Para tentarmos perceber, em sentido lato, de que forma a decisão dos tribunais brasileiros que foi de encontro aos interesses dos antigos trabalhadores de Sidik Latif, pode produzir efeitos em Portugal, e com isso levar a uma potencial penhora de bens, fomos averiguar o que diz a lei portuguesa. Como tal, e para a revisão e confirmação de sentença estrangeira, o Código de Processo Civil português, no seu Artigo 978º, determina que para que uma sentença possa ser confirmada em território nacional não pode haver dúvidas sobre a autenticidade do documento de que conste a mesma, nem sobre a inteligência da decisão que tenha transitado em julgado segundo as leis do Brasil.
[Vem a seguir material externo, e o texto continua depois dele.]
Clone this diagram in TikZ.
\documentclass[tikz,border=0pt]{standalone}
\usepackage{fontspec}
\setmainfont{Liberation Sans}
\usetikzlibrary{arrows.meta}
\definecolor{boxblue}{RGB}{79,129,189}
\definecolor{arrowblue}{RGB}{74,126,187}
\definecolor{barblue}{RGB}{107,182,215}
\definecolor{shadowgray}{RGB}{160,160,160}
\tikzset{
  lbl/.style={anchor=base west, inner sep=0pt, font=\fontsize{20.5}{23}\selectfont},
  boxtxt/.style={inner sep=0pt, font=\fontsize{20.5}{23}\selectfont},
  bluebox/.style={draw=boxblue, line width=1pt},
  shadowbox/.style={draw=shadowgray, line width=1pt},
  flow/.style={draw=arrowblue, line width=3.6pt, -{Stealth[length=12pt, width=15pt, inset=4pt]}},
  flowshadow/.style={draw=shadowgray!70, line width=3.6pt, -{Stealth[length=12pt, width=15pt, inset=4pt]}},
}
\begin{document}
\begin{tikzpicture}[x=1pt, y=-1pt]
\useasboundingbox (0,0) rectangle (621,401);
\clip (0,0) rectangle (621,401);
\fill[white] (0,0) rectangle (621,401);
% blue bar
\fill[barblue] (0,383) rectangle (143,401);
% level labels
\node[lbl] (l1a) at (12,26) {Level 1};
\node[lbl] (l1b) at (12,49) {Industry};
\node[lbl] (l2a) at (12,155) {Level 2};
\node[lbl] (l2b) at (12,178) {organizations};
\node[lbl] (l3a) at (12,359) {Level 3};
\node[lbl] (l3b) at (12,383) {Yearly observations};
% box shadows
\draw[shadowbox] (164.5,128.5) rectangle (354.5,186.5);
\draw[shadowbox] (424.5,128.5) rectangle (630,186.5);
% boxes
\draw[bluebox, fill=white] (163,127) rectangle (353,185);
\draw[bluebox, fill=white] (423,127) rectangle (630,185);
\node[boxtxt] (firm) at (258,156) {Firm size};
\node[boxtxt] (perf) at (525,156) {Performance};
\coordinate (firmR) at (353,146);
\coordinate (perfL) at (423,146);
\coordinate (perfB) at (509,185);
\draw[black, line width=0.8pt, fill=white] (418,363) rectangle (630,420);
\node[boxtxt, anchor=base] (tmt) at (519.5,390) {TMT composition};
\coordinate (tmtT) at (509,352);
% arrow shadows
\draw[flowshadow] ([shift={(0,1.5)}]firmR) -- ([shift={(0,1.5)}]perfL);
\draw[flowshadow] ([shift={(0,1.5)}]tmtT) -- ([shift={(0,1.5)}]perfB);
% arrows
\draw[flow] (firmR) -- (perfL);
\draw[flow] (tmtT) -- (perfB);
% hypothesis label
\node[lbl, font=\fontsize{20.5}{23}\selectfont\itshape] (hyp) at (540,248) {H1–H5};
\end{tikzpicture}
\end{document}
Por outro lado – que seja proveniente de tribunal estrangeiro cuja competência não tenha sido obtida de forma fraudulenta, e não verse sobre matéria da exclusiva competência dos tribunais portugueses; que o réu tenha sido regularmente citado para a ação, nos termos da lei do país do tribunal de origem, e que no processo tenham sido observados os princípios do contraditório e da igualdade das partes; que não contenha decisão cujo reconhecimento conduza a um resultado manifestamente incompatível com os princípios da ordem pública internacional do Estado português. Terá ainda de ser constituído advogado português para este efeito.
Segundo o que apurámos o processo em causa obedece aos requisitos do Código de Processo Civil Português. Ouvimos ainda o advogado Fábio Amorim que refere que apesar de estarem reunidas algumas informações importantes, os vários casos de ex-trabalhadores teriam ainda mais força junto da justiça portuguesa se a condenação fosse em nome próprio e não da empresa de Sidik Latif no Brasil. “É importante que quando o processo for remetido para Portugal seja reforçado que a firma e o seu proprietário no Brasil procederam de forma fraudulenta, que a insolvência foi culposa, que deixou de pagar aos funcionários e de cumprir as suas obrigações porque decidiu investir noutro lado (como por exemplo a aquisição no mesmo ano do Mouchão do Lombo do Tejo por uma verba avantajada).” O Valor Local comprovou que Sidik Latif é o administrador da Hotelsys Gestão Hoteleira através da leitura do contrato social do hotel. Depois de requerida a revisão da sentença estrangeira em Portugal, “o processo é lento, uma decisão pode demorar nunca menos de três anos a favor dos trabalhadores, se for esse o caso”, conclui Fábio Amorim.